WRITTEN TASK ▸ Could you copy every line from the material below in which "that" appears?

======== DATA BLOCK

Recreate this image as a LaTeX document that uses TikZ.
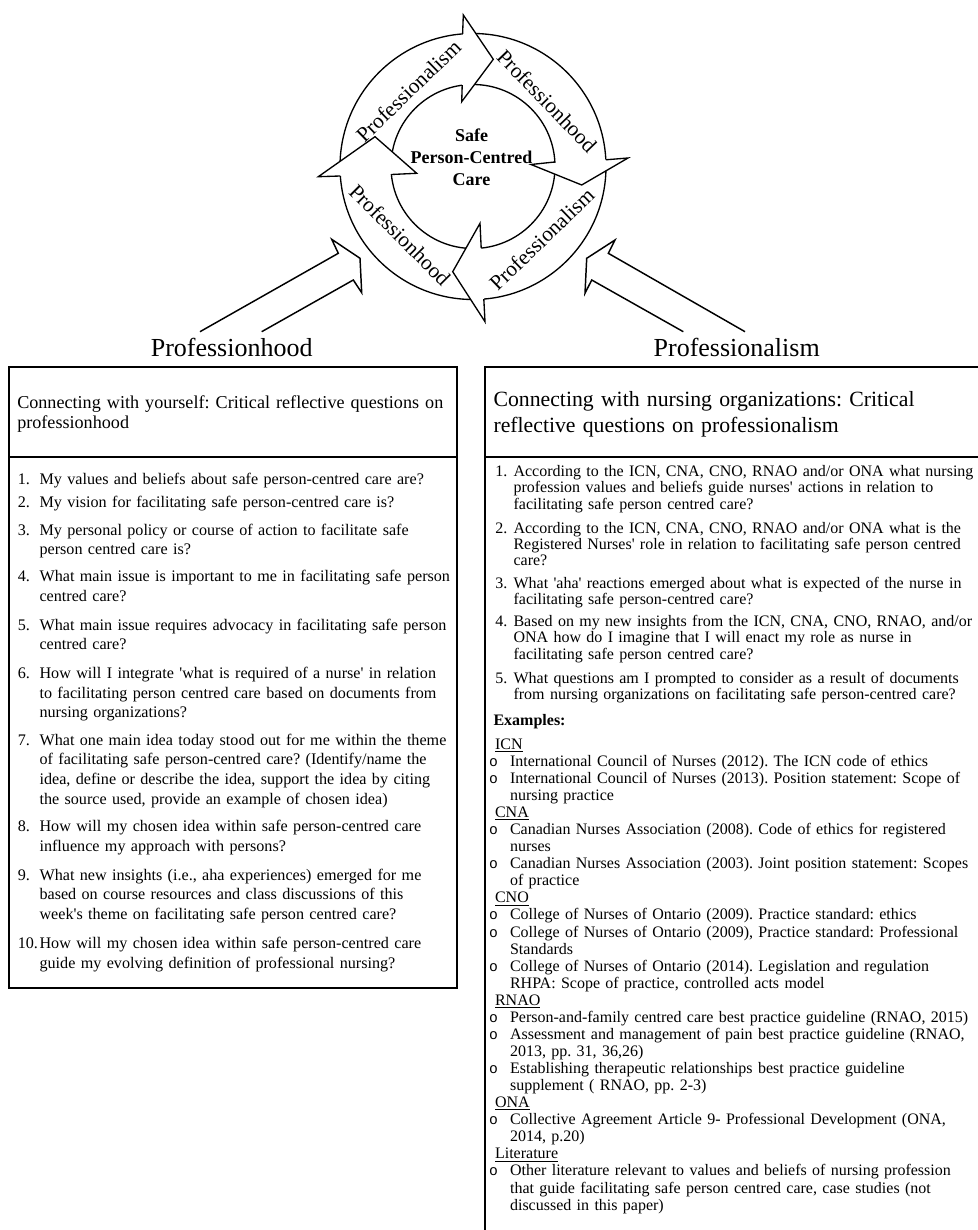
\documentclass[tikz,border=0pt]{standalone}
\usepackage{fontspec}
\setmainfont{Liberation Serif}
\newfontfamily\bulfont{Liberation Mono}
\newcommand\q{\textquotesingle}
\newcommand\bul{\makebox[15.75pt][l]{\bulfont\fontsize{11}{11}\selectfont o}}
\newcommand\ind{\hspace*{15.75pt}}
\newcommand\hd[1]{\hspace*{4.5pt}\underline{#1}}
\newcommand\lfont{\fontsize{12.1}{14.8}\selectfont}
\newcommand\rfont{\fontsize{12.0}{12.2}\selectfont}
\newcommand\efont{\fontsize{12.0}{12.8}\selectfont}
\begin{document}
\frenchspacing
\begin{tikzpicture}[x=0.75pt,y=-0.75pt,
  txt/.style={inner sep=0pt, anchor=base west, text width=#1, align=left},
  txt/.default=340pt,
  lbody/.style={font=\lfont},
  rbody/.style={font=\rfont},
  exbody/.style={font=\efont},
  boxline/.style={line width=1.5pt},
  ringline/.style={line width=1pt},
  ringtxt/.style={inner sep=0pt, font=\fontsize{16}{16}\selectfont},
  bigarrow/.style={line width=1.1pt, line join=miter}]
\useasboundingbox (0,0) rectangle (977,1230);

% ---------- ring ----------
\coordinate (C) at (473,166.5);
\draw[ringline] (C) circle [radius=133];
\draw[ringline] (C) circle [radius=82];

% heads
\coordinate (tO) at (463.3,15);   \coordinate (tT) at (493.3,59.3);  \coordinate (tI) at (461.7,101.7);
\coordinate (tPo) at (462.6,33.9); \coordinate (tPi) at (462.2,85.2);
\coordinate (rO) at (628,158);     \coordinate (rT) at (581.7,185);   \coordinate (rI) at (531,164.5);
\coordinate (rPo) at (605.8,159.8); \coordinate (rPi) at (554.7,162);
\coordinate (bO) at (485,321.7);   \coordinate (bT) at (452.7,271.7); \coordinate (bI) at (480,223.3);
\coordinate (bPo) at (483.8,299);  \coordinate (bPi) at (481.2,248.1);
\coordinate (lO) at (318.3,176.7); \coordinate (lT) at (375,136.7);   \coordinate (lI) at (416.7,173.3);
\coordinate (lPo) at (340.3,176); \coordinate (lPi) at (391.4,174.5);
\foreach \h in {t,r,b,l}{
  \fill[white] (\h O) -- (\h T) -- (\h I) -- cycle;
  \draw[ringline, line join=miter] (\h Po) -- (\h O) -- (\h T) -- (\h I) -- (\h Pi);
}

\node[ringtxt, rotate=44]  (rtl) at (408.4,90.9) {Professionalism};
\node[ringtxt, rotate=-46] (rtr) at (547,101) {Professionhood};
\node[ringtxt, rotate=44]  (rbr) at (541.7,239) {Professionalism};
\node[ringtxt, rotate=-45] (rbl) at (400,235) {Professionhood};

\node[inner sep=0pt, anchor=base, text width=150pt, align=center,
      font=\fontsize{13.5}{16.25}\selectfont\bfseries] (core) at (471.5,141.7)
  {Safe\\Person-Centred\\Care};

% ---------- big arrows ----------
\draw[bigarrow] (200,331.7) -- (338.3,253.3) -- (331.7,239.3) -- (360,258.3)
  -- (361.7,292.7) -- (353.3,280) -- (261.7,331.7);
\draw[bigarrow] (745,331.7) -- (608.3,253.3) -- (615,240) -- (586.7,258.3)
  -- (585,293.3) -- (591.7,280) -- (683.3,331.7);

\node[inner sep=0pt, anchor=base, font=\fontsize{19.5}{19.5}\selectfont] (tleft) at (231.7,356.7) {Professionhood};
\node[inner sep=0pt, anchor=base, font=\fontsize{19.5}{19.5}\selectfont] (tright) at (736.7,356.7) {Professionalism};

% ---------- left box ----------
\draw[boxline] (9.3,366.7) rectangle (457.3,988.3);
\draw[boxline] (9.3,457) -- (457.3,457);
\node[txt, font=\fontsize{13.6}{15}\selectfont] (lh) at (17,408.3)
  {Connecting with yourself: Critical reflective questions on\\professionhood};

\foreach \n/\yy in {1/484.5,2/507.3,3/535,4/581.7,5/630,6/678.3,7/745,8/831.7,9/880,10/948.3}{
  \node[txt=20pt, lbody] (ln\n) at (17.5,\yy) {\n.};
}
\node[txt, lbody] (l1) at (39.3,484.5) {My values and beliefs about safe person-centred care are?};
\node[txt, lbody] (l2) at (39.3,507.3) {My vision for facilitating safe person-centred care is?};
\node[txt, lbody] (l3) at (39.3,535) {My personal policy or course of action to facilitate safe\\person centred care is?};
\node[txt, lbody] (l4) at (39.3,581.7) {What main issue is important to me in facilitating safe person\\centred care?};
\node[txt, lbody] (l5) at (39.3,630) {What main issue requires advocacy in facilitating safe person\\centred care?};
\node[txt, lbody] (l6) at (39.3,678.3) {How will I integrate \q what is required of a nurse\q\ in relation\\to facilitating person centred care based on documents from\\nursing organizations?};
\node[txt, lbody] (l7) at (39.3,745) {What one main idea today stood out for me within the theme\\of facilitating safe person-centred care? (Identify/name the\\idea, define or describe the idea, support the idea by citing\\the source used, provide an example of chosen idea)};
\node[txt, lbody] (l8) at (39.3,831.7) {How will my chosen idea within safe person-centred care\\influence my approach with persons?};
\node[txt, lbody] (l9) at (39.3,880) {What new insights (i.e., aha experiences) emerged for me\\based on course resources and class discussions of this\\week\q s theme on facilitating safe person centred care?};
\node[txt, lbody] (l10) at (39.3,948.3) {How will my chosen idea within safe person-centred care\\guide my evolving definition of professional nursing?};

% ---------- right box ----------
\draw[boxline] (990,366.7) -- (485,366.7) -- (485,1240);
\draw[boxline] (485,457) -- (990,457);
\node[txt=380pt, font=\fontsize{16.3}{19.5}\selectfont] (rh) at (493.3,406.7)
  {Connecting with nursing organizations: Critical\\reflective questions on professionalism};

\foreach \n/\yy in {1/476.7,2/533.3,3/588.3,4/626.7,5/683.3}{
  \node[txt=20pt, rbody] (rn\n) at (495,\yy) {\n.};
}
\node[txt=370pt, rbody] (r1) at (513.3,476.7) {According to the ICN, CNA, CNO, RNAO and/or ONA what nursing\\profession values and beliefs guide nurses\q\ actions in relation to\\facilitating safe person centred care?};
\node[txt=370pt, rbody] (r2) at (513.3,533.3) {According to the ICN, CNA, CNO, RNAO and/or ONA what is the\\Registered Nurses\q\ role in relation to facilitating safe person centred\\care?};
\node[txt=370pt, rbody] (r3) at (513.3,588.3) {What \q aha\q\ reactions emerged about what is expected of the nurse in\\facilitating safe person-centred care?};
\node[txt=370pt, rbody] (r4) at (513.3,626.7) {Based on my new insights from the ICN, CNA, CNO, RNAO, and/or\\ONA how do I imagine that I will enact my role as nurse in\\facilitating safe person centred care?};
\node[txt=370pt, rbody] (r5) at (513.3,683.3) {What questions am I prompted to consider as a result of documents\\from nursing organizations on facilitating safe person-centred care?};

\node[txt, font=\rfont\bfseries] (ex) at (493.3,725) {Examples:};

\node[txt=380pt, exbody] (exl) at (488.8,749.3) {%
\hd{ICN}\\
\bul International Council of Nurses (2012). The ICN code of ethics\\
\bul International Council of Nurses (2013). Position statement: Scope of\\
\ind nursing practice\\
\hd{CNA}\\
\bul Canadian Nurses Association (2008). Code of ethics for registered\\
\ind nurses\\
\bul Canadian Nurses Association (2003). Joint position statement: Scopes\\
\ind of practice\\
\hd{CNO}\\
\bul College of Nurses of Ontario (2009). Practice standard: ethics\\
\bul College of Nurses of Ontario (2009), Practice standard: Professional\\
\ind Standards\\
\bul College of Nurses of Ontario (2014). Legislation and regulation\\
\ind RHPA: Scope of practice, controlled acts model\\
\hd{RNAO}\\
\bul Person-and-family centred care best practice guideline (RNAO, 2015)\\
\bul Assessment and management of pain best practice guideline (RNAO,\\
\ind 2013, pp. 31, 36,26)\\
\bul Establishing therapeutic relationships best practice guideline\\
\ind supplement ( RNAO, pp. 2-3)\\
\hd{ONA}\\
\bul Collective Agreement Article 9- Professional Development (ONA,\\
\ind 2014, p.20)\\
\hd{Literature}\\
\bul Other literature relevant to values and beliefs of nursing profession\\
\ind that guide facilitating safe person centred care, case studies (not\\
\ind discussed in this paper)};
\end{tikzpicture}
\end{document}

================

COMPLETE ANSWER ▸
Recreate this image as a LaTeX document that uses TikZ.
\node[txt=370pt, rbody] (r4) at (513.3,626.7) {Based on my new insights from the ICN, CNA, CNO, RNAO, and/or\\ONA how do I imagine that I will enact my role as nurse in\\facilitating safe person centred care?};
\ind that guide facilitating safe person centred care, case studies (not\\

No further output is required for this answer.